EXERCISE TASK: Repeat all of the material below exactly as written, images excluded.
▼▼▼
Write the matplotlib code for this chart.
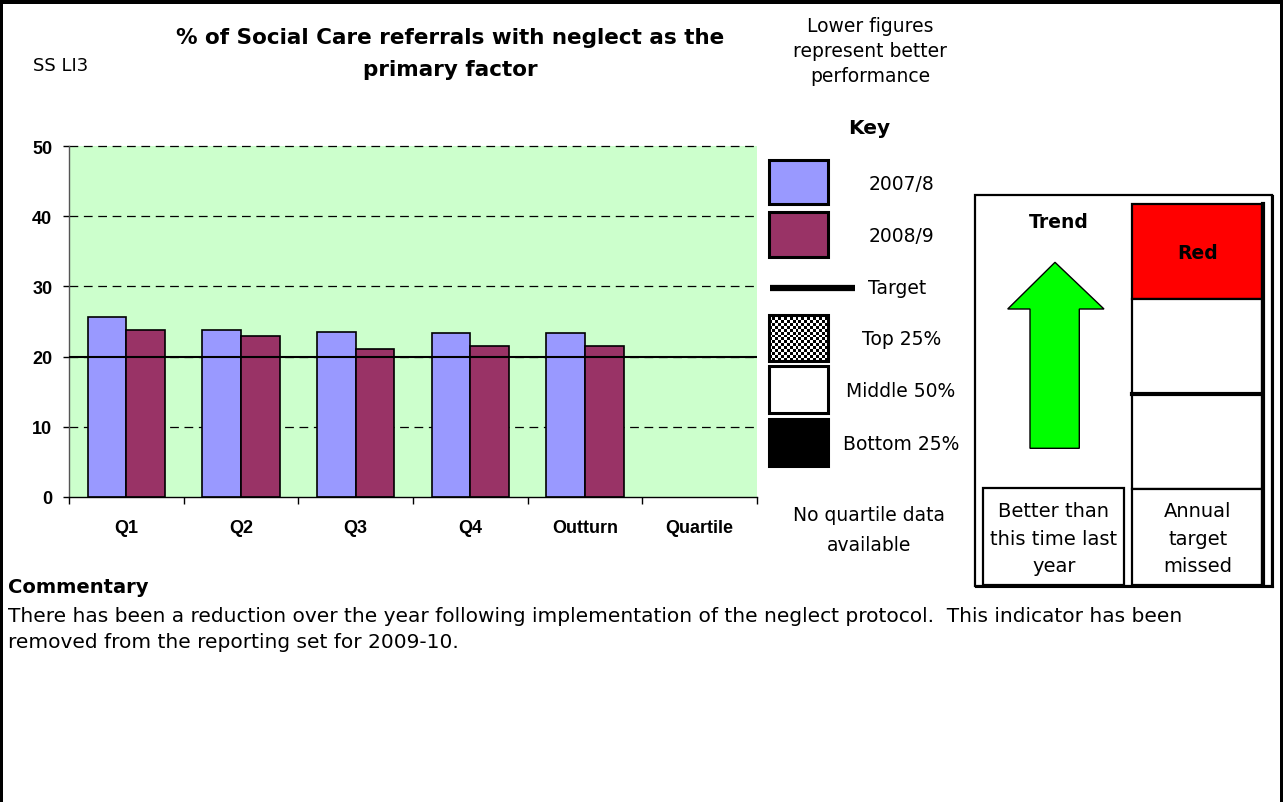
import numpy as np
import matplotlib
matplotlib.use("Agg")
import matplotlib.pyplot as plt
from matplotlib.patches import Rectangle, Polygon

# ---------------- data ----------------
categories = ["Q1", "Q2", "Q3", "Q4", "Outturn", "Quartile"]
series_names = ["2007/8", "2008/9"]
values_2007_8 = [25.7, 23.8, 23.55, 23.3, 23.3]
values_2008_9 = [23.8, 23.0, 21.05, 21.5, 21.5]
target_value = 20
y_ticks = [0, 10, 20, 30, 40, 50]
title_lines = ["% of Social Care referrals with neglect as the", "primary factor"]
indicator_code = "SS LI3"
polarity_lines = ["Lower figures", "represent better", "performance"]
quartile_labels = ["Top 25%", "Middle 50%", "Bottom 25%"]
no_quartile_lines = ["No quartile data", "available"]
trend_lines = ["Better than", "this time last", "year"]
status_lines = ["Annual", "target", "missed"]
status_word = "Red"
commentary_lines = [
    "There has been a reduction over the year following implementation of the neglect protocol.  This indicator has been",
    "removed from the reporting set for 2009-10.",
]

W, H = 1283, 803
BLUE = "#9999FF"
MAROON = "#993366"
TXT = "DejaVu Sans"

fig = plt.figure(figsize=(W / 100, H / 100), dpi=100)
fig.patch.set_facecolor("white")

# ---------------- chart ----------------
ax = fig.add_axes([69 / W, 1 - 498 / H, 688 / W, 351 / H])
ax.set_facecolor("#CCFFCC")
n = len(values_2007_8)
xc = np.arange(n) + 0.5
bw = 0.336
ax.bar(xc - bw / 2, values_2007_8, bw, color=BLUE, edgecolor="black", linewidth=1.2, zorder=2)
ax.bar(xc + bw / 2, values_2008_9, bw, color=MAROON, edgecolor="black", linewidth=1.2, zorder=2)
for t in y_ticks[1:]:
    ax.axhline(t, color="black", linewidth=0.9, linestyle=(0, (7, 4.5)), zorder=1, clip_on=False)
ax.axhline(target_value, color="black", linewidth=1.5, zorder=3)
ax.set_xlim(0, len(categories))
ax.set_ylim(y_ticks[0], y_ticks[-1])
ax.set_yticks(y_ticks)
ax.set_xticks(np.arange(len(categories) + 1))
ax.set_xticklabels([])
ax.set_xticks(np.arange(len(categories)) + 0.5, minor=True)
ax.set_xticklabels(categories, minor=True)
tick_font = dict(family="Liberation Sans", weight="bold", size=13)
for lab in ax.get_xticklabels(minor=True) + ax.get_yticklabels():
    lab.set_fontproperties(matplotlib.font_manager.FontProperties(**tick_font))
ax.tick_params(axis="x", which="major", direction="out", length=5, width=1, color="black")
ax.tick_params(axis="x", which="minor", length=0, pad=16)
ax.tick_params(axis="y", direction="out", length=4, width=1, pad=8, color="black")
for s in ["top", "right"]:
    ax.spines[s].set_visible(False)
ax.spines["left"].set_color("#555555")
ax.spines["bottom"].set_color("black")
ax.spines["left"].set_linewidth(1)
ax.spines["bottom"].set_linewidth(1)

# ---------------- overlay (pixel coordinates) ----------------
ov = fig.add_axes([0, 0, 1, 1], zorder=5)
ov.set_xlim(0, W)
ov.set_ylim(H, 0)
ov.set_axis_off()

def txt(x, y, s, size=13.5, weight="normal", ha="center", va="baseline"):
    ov.text(x, y, s, fontsize=size, fontweight=weight, ha=ha, va=va, family=TXT, color="black")

# frame
ov.add_patch(Rectangle((0, 0), W, 5, facecolor="black", edgecolor="none"))
ov.add_patch(Rectangle((0, 0), 3, H, facecolor="black", edgecolor="none"))
ov.add_patch(Rectangle((W - 3.5, 0), 3.5, H, facecolor="black", edgecolor="none"))

# header
txt(33, 71, indicator_code, size=13, ha="left")
txt(450, 44, title_lines[0], size=15.5, weight="bold")
txt(450, 76.5, title_lines[1], size=15.5, weight="bold")
for yb, s in zip([31.5, 57, 82.5], polarity_lines):
    txt(870, yb, s, size=13.5)

# key
txt(869.5, 134.5, "Key", size=14.5, weight="bold")
sw_x0, sw_x1 = 769.3, 828.3
def swatch(y0, y1, fc):
    ov.add_patch(Rectangle((sw_x0, y0), sw_x1 - sw_x0, y1 - y0, facecolor=fc, edgecolor="black", linewidth=2.2))
swatch(160.7, 205, BLUE)
swatch(213.3, 257.7, MAROON)
txt(902, 189.5, series_names[0])
txt(902, 242, series_names[1])
ov.plot([770, 855], [288.7, 288.7], color="black", linewidth=4.5, solid_capstyle="butt")
txt(868, 294, "Target", ha="left")
checker = (np.indices((16, 20)).sum(axis=0) % 2).astype(float)
ov.imshow(checker, cmap="gray", interpolation="nearest", extent=(sw_x0, sw_x1, 362.3, 315.7), aspect="auto", zorder=2)
ov.add_patch(Rectangle((sw_x0, 315.7), sw_x1 - sw_x0, 46.6, facecolor="none", edgecolor="black", linewidth=2.2, zorder=3))
swatch(367.3, 414, "white")
swatch(420, 467.3, "black")
txt(902, 345, quartile_labels[0])
txt(901, 397, quartile_labels[1])
txt(901, 450.5, quartile_labels[2])
txt(869, 521.5, no_quartile_lines[0])
txt(869, 551.5, no_quartile_lines[1])
ov.set_xlim(0, W)
ov.set_ylim(H, 0)

# trend / status panel
ov.add_patch(Rectangle((975, 196), 297, 391, facecolor="white", edgecolor="black", linewidth=1.6, zorder=1))
ov.plot([1272.5, 1272.5], [197, 588], color="black", linewidth=1.5, zorder=1)
ov.plot([976, 1272.5], [588, 588], color="black", linewidth=1.5, zorder=1)
txt(1059, 227.5, "Trend", size=13.5, weight="bold")
arrow = Polygon([(1055, 263.3), (1104, 310), (1079.3, 310), (1079.3, 449.3),
                 (1030, 449.3), (1030, 310), (1007.7, 310)],
                closed=True, facecolor="#00FF00", edgecolor="black", linewidth=1.0, zorder=3)
ov.add_patch(arrow)
ov.add_patch(Rectangle((983.3, 489.3), 140.7, 96.7, facecolor="white", edgecolor="black", linewidth=1.6, zorder=3))
for yb, s in zip([517.3, 545, 572], trend_lines):
    txt(1054, yb, s, size=14)

cx0, cx1 = 1131.7, 1261.7
ov.add_patch(Rectangle((cx0, 205), cx1 - cx0, 95, facecolor="#FF0000", edgecolor="black", linewidth=1.6, zorder=3))
ov.add_patch(Rectangle((cx0, 300), cx1 - cx0, 95, facecolor="white", edgecolor="black", linewidth=1.6, zorder=3))
ov.add_patch(Rectangle((cx0, 395), cx1 - cx0, 95, facecolor="white", edgecolor="black", linewidth=1.6, zorder=3))
ov.add_patch(Rectangle((cx0, 490), cx1 - cx0, 96, facecolor="white", edgecolor="black", linewidth=1.6, zorder=3))
ov.plot([cx0, cx1], [395, 395], color="black", linewidth=3, zorder=4)
ov.plot([cx1 + 1, cx1 + 1], [205, 586], color="black", linewidth=3, zorder=4)
txt(1198, 259, status_word, size=13.5, weight="bold")
for yb, s in zip([517.3, 545, 572], status_lines):
    txt(1198, yb, s, size=14)

# commentary
txt(8, 593, "Commentary", size=14, weight="bold", ha="left")
txt(8, 622, commentary_lines[0], size=14.5, ha="left")
txt(8, 648.5, commentary_lines[1], size=14.5, ha="left")

fig.savefig("out.png", dpi=100)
▲▲▲
RESULT OF THIS EXERCISE:
Write the matplotlib code for this chart.
import numpy as np
import matplotlib
matplotlib.use("Agg")
import matplotlib.pyplot as plt
from matplotlib.patches import Rectangle, Polygon

# ---------------- data ----------------
categories = ["Q1", "Q2", "Q3", "Q4", "Outturn", "Quartile"]
series_names = ["2007/8", "2008/9"]
values_2007_8 = [25.7, 23.8, 23.55, 23.3, 23.3]
values_2008_9 = [23.8, 23.0, 21.05, 21.5, 21.5]
target_value = 20
y_ticks = [0, 10, 20, 30, 40, 50]
title_lines = ["% of Social Care referrals with neglect as the", "primary factor"]
indicator_code = "SS LI3"
polarity_lines = ["Lower figures", "represent better", "performance"]
quartile_labels = ["Top 25%", "Middle 50%", "Bottom 25%"]
no_quartile_lines = ["No quartile data", "available"]
trend_lines = ["Better than", "this time last", "year"]
status_lines = ["Annual", "target", "missed"]
status_word = "Red"
commentary_lines = [
    "There has been a reduction over the year following implementation of the neglect protocol.  This indicator has been",
    "removed from the reporting set for 2009-10.",
]

W, H = 1283, 803
BLUE = "#9999FF"
MAROON = "#993366"
TXT = "DejaVu Sans"

fig = plt.figure(figsize=(W / 100, H / 100), dpi=100)
fig.patch.set_facecolor("white")

# ---------------- chart ----------------
ax = fig.add_axes([69 / W, 1 - 498 / H, 688 / W, 351 / H])
ax.set_facecolor("#CCFFCC")
n = len(values_2007_8)
xc = np.arange(n) + 0.5
bw = 0.336
ax.bar(xc - bw / 2, values_2007_8, bw, color=BLUE, edgecolor="black", linewidth=1.2, zorder=2)
ax.bar(xc + bw / 2, values_2008_9, bw, color=MAROON, edgecolor="black", linewidth=1.2, zorder=2)
for t in y_ticks[1:]:
    ax.axhline(t, color="black", linewidth=0.9, linestyle=(0, (7, 4.5)), zorder=1, clip_on=False)
ax.axhline(target_value, color="black", linewidth=1.5, zorder=3)
ax.set_xlim(0, len(categories))
ax.set_ylim(y_ticks[0], y_ticks[-1])
ax.set_yticks(y_ticks)
ax.set_xticks(np.arange(len(categories) + 1))
ax.set_xticklabels([])
ax.set_xticks(np.arange(len(categories)) + 0.5, minor=True)
ax.set_xticklabels(categories, minor=True)
tick_font = dict(family="Liberation Sans", weight="bold", size=13)
for lab in ax.get_xticklabels(minor=True) + ax.get_yticklabels():
    lab.set_fontproperties(matplotlib.font_manager.FontProperties(**tick_font))
ax.tick_params(axis="x", which="major", direction="out", length=5, width=1, color="black")
ax.tick_params(axis="x", which="minor", length=0, pad=16)
ax.tick_params(axis="y", direction="out", length=4, width=1, pad=8, color="black")
for s in ["top", "right"]:
    ax.spines[s].set_visible(False)
ax.spines["left"].set_color("#555555")
ax.spines["bottom"].set_color("black")
ax.spines["left"].set_linewidth(1)
ax.spines["bottom"].set_linewidth(1)

# ---------------- overlay (pixel coordinates) ----------------
ov = fig.add_axes([0, 0, 1, 1], zorder=5)
ov.set_xlim(0, W)
ov.set_ylim(H, 0)
ov.set_axis_off()

def txt(x, y, s, size=13.5, weight="normal", ha="center", va="baseline"):
    ov.text(x, y, s, fontsize=size, fontweight=weight, ha=ha, va=va, family=TXT, color="black")

# frame
ov.add_patch(Rectangle((0, 0), W, 5, facecolor="black", edgecolor="none"))
ov.add_patch(Rectangle((0, 0), 3, H, facecolor="black", edgecolor="none"))
ov.add_patch(Rectangle((W - 3.5, 0), 3.5, H, facecolor="black", edgecolor="none"))

# header
txt(33, 71, indicator_code, size=13, ha="left")
txt(450, 44, title_lines[0], size=15.5, weight="bold")
txt(450, 76.5, title_lines[1], size=15.5, weight="bold")
for yb, s in zip([31.5, 57, 82.5], polarity_lines):
    txt(870, yb, s, size=13.5)

# key
txt(869.5, 134.5, "Key", size=14.5, weight="bold")
sw_x0, sw_x1 = 769.3, 828.3
def swatch(y0, y1, fc):
    ov.add_patch(Rectangle((sw_x0, y0), sw_x1 - sw_x0, y1 - y0, facecolor=fc, edgecolor="black", linewidth=2.2))
swatch(160.7, 205, BLUE)
swatch(213.3, 257.7, MAROON)
txt(902, 189.5, series_names[0])
txt(902, 242, series_names[1])
ov.plot([770, 855], [288.7, 288.7], color="black", linewidth=4.5, solid_capstyle="butt")
txt(868, 294, "Target", ha="left")
checker = (np.indices((16, 20)).sum(axis=0) % 2).astype(float)
ov.imshow(checker, cmap="gray", interpolation="nearest", extent=(sw_x0, sw_x1, 362.3, 315.7), aspect="auto", zorder=2)
ov.add_patch(Rectangle((sw_x0, 315.7), sw_x1 - sw_x0, 46.6, facecolor="none", edgecolor="black", linewidth=2.2, zorder=3))
swatch(367.3, 414, "white")
swatch(420, 467.3, "black")
txt(902, 345, quartile_labels[0])
txt(901, 397, quartile_labels[1])
txt(901, 450.5, quartile_labels[2])
txt(869, 521.5, no_quartile_lines[0])
txt(869, 551.5, no_quartile_lines[1])
ov.set_xlim(0, W)
ov.set_ylim(H, 0)

# trend / status panel
ov.add_patch(Rectangle((975, 196), 297, 391, facecolor="white", edgecolor="black", linewidth=1.6, zorder=1))
ov.plot([1272.5, 1272.5], [197, 588], color="black", linewidth=1.5, zorder=1)
ov.plot([976, 1272.5], [588, 588], color="black", linewidth=1.5, zorder=1)
txt(1059, 227.5, "Trend", size=13.5, weight="bold")
arrow = Polygon([(1055, 263.3), (1104, 310), (1079.3, 310), (1079.3, 449.3),
                 (1030, 449.3), (1030, 310), (1007.7, 310)],
                closed=True, facecolor="#00FF00", edgecolor="black", linewidth=1.0, zorder=3)
ov.add_patch(arrow)
ov.add_patch(Rectangle((983.3, 489.3), 140.7, 96.7, facecolor="white", edgecolor="black", linewidth=1.6, zorder=3))
for yb, s in zip([517.3, 545, 572], trend_lines):
    txt(1054, yb, s, size=14)

cx0, cx1 = 1131.7, 1261.7
ov.add_patch(Rectangle((cx0, 205), cx1 - cx0, 95, facecolor="#FF0000", edgecolor="black", linewidth=1.6, zorder=3))
ov.add_patch(Rectangle((cx0, 300), cx1 - cx0, 95, facecolor="white", edgecolor="black", linewidth=1.6, zorder=3))
ov.add_patch(Rectangle((cx0, 395), cx1 - cx0, 95, facecolor="white", edgecolor="black", linewidth=1.6, zorder=3))
ov.add_patch(Rectangle((cx0, 490), cx1 - cx0, 96, facecolor="white", edgecolor="black", linewidth=1.6, zorder=3))
ov.plot([cx0, cx1], [395, 395], color="black", linewidth=3, zorder=4)
ov.plot([cx1 + 1, cx1 + 1], [205, 586], color="black", linewidth=3, zorder=4)
txt(1198, 259, status_word, size=13.5, weight="bold")
for yb, s in zip([517.3, 545, 572], status_lines):
    txt(1198, yb, s, size=14)

# commentary
txt(8, 593, "Commentary", size=14, weight="bold", ha="left")
txt(8, 622, commentary_lines[0], size=14.5, ha="left")
txt(8, 648.5, commentary_lines[1], size=14.5, ha="left")

fig.savefig("out.png", dpi=100)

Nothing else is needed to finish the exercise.